“Most, but not all, cryptocurrencies and all NFTs [non-fungible tokens] have scarcity as a key component of their value proposition,” said Michael Terpin, founder and CEO of the blockchain public relations firm Transform Group.
Bitcoin and ethereum
“Bitcoin’s fixed-supply scarcity is most highly valued because it is coupled with accelerating demand, proven use cases and recognized desirability,” Terpin told CoinDesk.
Bitcoin’s supply is capped at 21 million coins. (There are currently between 18 and 19 million bitcoin in circulation.) The remaining amount of bitcoin will reportedly take over 100 years to mint. Combine this kind of scarcity with inflation and the lessening value of our fiat currency (the U.S. dollar) and you have a recipe for value, argues Terpin.
“Ethereum is also known for powering most of the current DeFi [decentralized finance] and NFT ecosystems, giving it a unique competitive edge,” Terpin says. “Few other cryptos can match these dynamics today.”
Meme coins and scarcity
With bitcoin’s 10-plus-year track record behind it, supply and demand economics have helped investors get a little clearer on how to value digital currency. Time is an essential part of the equation, along with the number of coins in circulation.
Community also has a great deal of impact on a coin’s value. Meme coins are the perfect case study for this group buy-in component of crypto. Driven by social media jokes and puns, meme coins tend to flood the crypto ecosystem with new information. This phenomenon can interrupt any notion of predictability or patterns in value.
“Dogecoin has an infinite supply,” said Phillip Gara, director of strategy for the Render Network, a company that uses the Ethereum blockchain to process high-quality digital assets.

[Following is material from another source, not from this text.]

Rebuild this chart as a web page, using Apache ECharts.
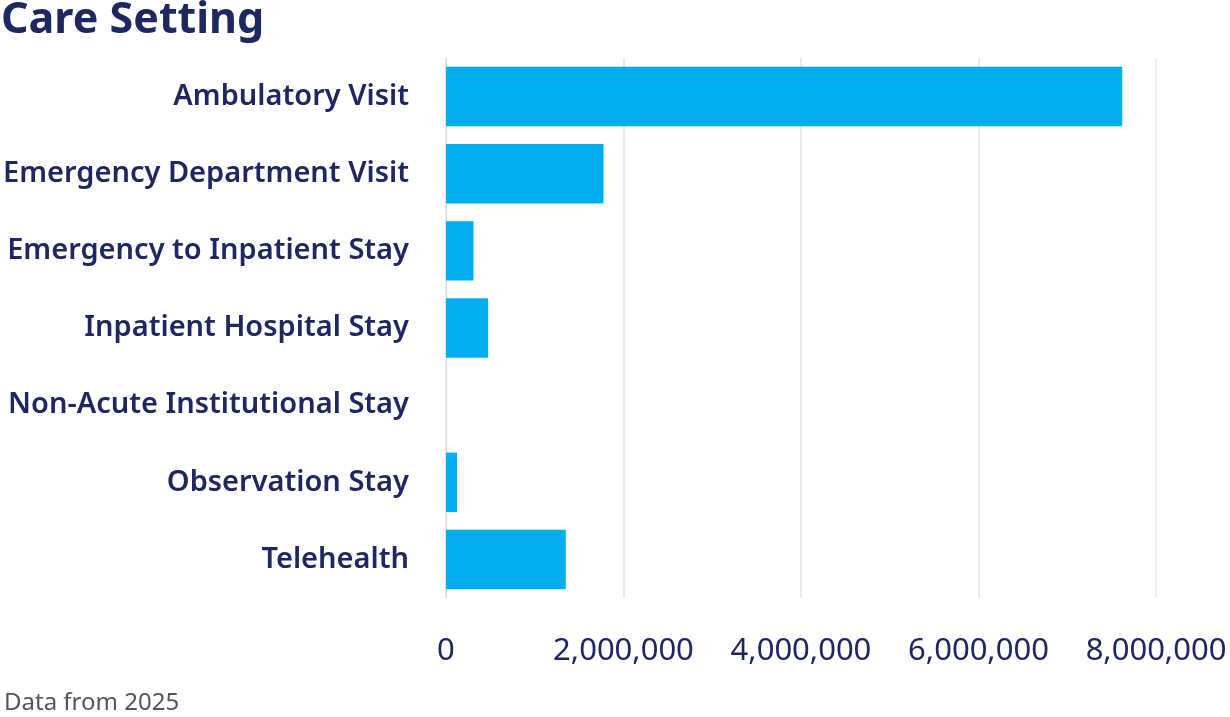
<!DOCTYPE html>
<html><head><meta charset="utf-8">
<script src="https://cdn.jsdelivr.net/npm/echarts@6/dist/echarts.min.js"></script>
<style>html,body{margin:0;padding:0;background:#fff}#c{width:1230px;height:717px}</style>
</head><body><div id="c"></div>
<script>
const categories = ["Ambulatory Visit","Emergency Department Visit","Emergency to Inpatient Stay","Inpatient Hospital Stay","Non-Acute Institutional Stay","Observation Stay","Telehealth"];
const values = [7620000, 1775000, 310000, 475000, 0, 125000, 1350000];
const xTicks = [0, 2000000, 4000000, 6000000, 8000000];
const navy = '#1f2761';
const chart = echarts.init(document.getElementById('c'));
chart.setOption({
  animation:false,
  title:[{text:'Care Setting',left:-4,top:-6,textStyle:{fontFamily:'Noto Sans',fontWeight:700,fontSize:43,color:navy}},
         {text:'Data from 2025',left:-1,top:686,textStyle:{fontFamily:'Noto Sans',fontWeight:400,fontSize:24,color:'#555'}}],
  grid:{left:445,right:74,top:58,bottom:119,containLabel:false},
  xAxis:{type:'value',min:0,max:8000000,interval:2000000,
    axisLine:{show:false},axisTick:{show:false},
    splitLine:{lineStyle:{color:'#e3e3e3',width:1.5}},
    axisLabel:{margin:38,fontFamily:'Noto Sans',fontSize:31,color:navy,
      formatter:v=>xTicks.includes(v)?v.toLocaleString('en-US'):''}},
  yAxis:{type:'category',data:categories,inverse:true,
    axisLine:{show:true,lineStyle:{color:'#d9d9d9',width:1}},axisTick:{show:false},
    axisLabel:{margin:37,fontFamily:'Noto Sans',fontWeight:600,fontSize:29,color:navy,padding:[8,0,0,0]}},
  series:[{type:'bar',data:values,barCategoryGap:'23%',itemStyle:{color:'#00aeef'}}]
});
</script></body></html>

There’s also shiba inu, which is having its 15 minutes of fame. A total of 1 quadrillion SHIB tokens were minted during its launch in 2020 – that’s a number with 15 zeros. Roughly half of the SHIB supply was locked in Uniswap, a decentralized exchange where users and investors can trade, and the other 50% was donated to Vitalik Buterin, the founder of Ethereum.
There was some speculation that Elon Musk’s shiba inu tweet in early October – in addition to the coin’s total supply – contributed to the hype, but thanks to blockchain’s transparency, the crypto community was able to peg SHIB’s price increase to so-called crypto “whales” who bought and held large amounts of the coin.
NFTs and the value of scarcity
“[A creator] can create unique, 1-of-1 artworks or editions. You can make open editions where as many people who want one can mint one for the price,” Gara said. “There’s a lot of innovation you can do with pricing.”
An artist or creator can also use a descending-price strategy known as a Dutch auction, according to Gara, when it’s time to drop their tokens. In a Dutch auction, the price of a token is reduced over time to create a kind of “economic equilibrium.”
“The demand gets matched according to peoples’ price sensitivity, so you have more buyers,” Gara says.
The value of NFTs, however, tends to be more subjective (as is the nature of art). While the value of cryptocurrency is also speculative, it leans much more than NFTs on the principles of economics, fiscal policy and supply and demand.
What advisors should understand
Scarcity drives value in the world of crypto, like most markets and economic ecosystems. Crypto evangelists therefore see bitcoin as “digital gold” that, unlike the U.S. dollar, has a finite limit.
The term “digital gold” is enough to make anyone take a closer look at crypto, but just like with investing in any alternative asset, your clients need to understand their “why” behind adding crypto to their portfolio.
If they do plan to use it as an inflation hedge, talk them through cold storage and hosted wallets so that they understand where they plan to store their “gold.” And if they want to liquidate it periodically, have them consider the right frequency (annually, quarterly, monthly?), what the capital gains taxes may be and what they plan to do with the cash.